Summary: MolochDAO is best understood not as a full-featured DAO suite, but as a deliberately minimal governance and treasury primitive built around one core protection: members can irreversibly burn their non-transferable shares to exit with a pro-rata claim on the treasury before an objectionable proposal takes effect. Its reusable mechanism is the coupling of proposal ordering, a grace period, and the ragequit exit option, which turns “leave with your share” into a governance backstop against majority abuse, dilution attacks, and forced coordination under disputed spending decisions.

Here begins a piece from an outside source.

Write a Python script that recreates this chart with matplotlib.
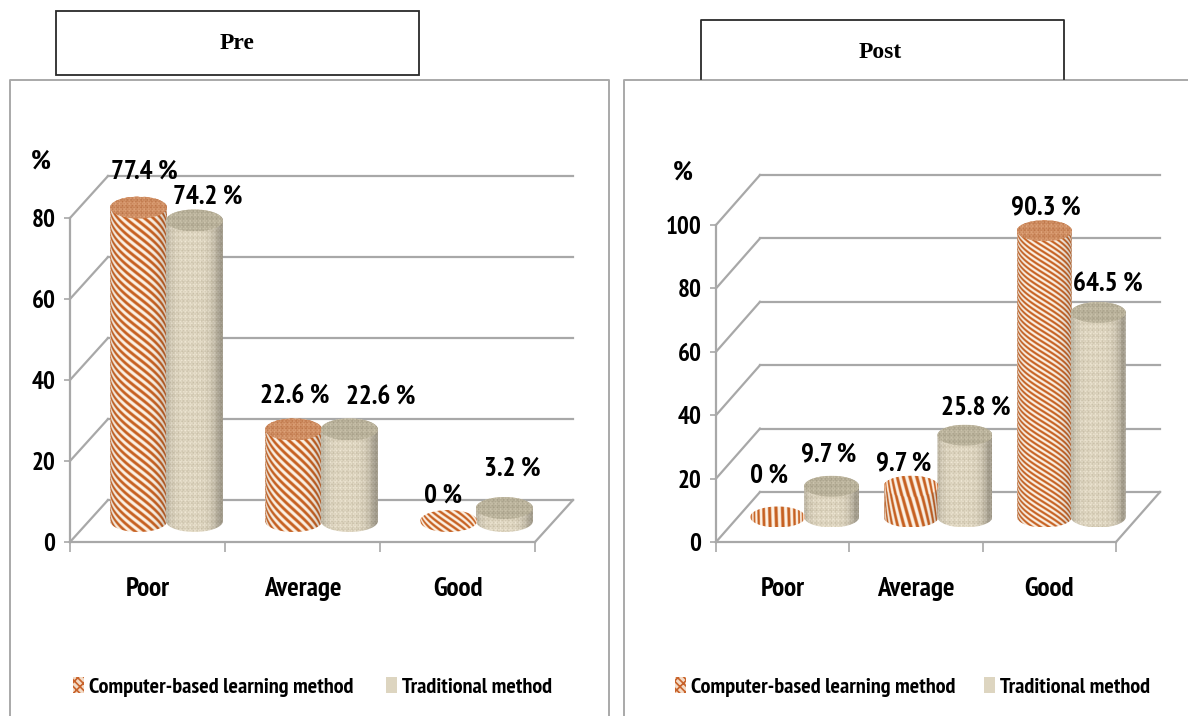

That makes MolochDAO a foundational comparison class for later DAO frameworks, grant guilds, venture DAOs, and any system that claims to decentralize treasury control while quietly depending on credible exit rights.
What it does:
Uses non-transferable shares to represent membership and voting rights in a shared treasury
Lets members sponsor proposals for new members, grants, token whitelists, and in v2 guild-kick actions
Forces proposals through ordered voting and then a grace period before processing
Lets dissenting or non-participating members ragequit during the relevant window to withdraw their proportional claim on treasury assets
In v1, focuses on pooled ETH grants for Ethereum public goods; in v2, extends the treasury to multiple ERC-20 assets and more proposal types
Preserves an intentionally small feature surface so governance assurances come more from constrained design than from rich permissions systems
Key claims:
The original v1 documentation explicitly frames Moloch as a grant-making DAO and a “radical experiment in voluntary incentive alignment” for funding public Ethereum infrastructure that teams underfund individually
The most important analytical contribution is ragequit. Members who disagree strongly with a proposal can exit with their share of treasury assets during the grace period instead of relying on constitutional promises or minority-vote protections
The v1 docs make the anti-51%-attack logic unusually explicit: if a majority tries to pass a self-dealing dilution proposal, minority members can ragequit before processing and remove their share of the treasury, blunting the theft
Proposal ordering matters because votes are processed sequentially; governance in Moloch is not just about yes/no outcomes, but about queue position and the time available for dissenters to leave
Shares are intentionally non-transferable. That keeps governance tied to participation and treasury risk rather than making membership a freely tradable governance wrapper
The v2 materials show how the mechanism generalizes beyond grants: tribute token, payment token, loot, whitelist, and guild-kick features turn Moloch into a reusable multi-asset DAO framework while keeping the minimal governance skeleton intact
The later handbook still emphasizes simplicity, security, usability, extensibility, and ragequit, which is good evidence that the durable legacy of Moloch is its governance primitive rather than any particular deployment brand
Whitepaper: The v1 docs point to a canonical Moloch whitepaper PDF in the original GitHub org. See ../whitepapers/molochdao-primary-sources-2026-05-10.md for the reviewed source chain and source-quality note about the historical domain.
MolochDAO is the minimal ragequit baseline. Stronger governance notes can compare back to it without this note trying to enumerate the whole DAO branch.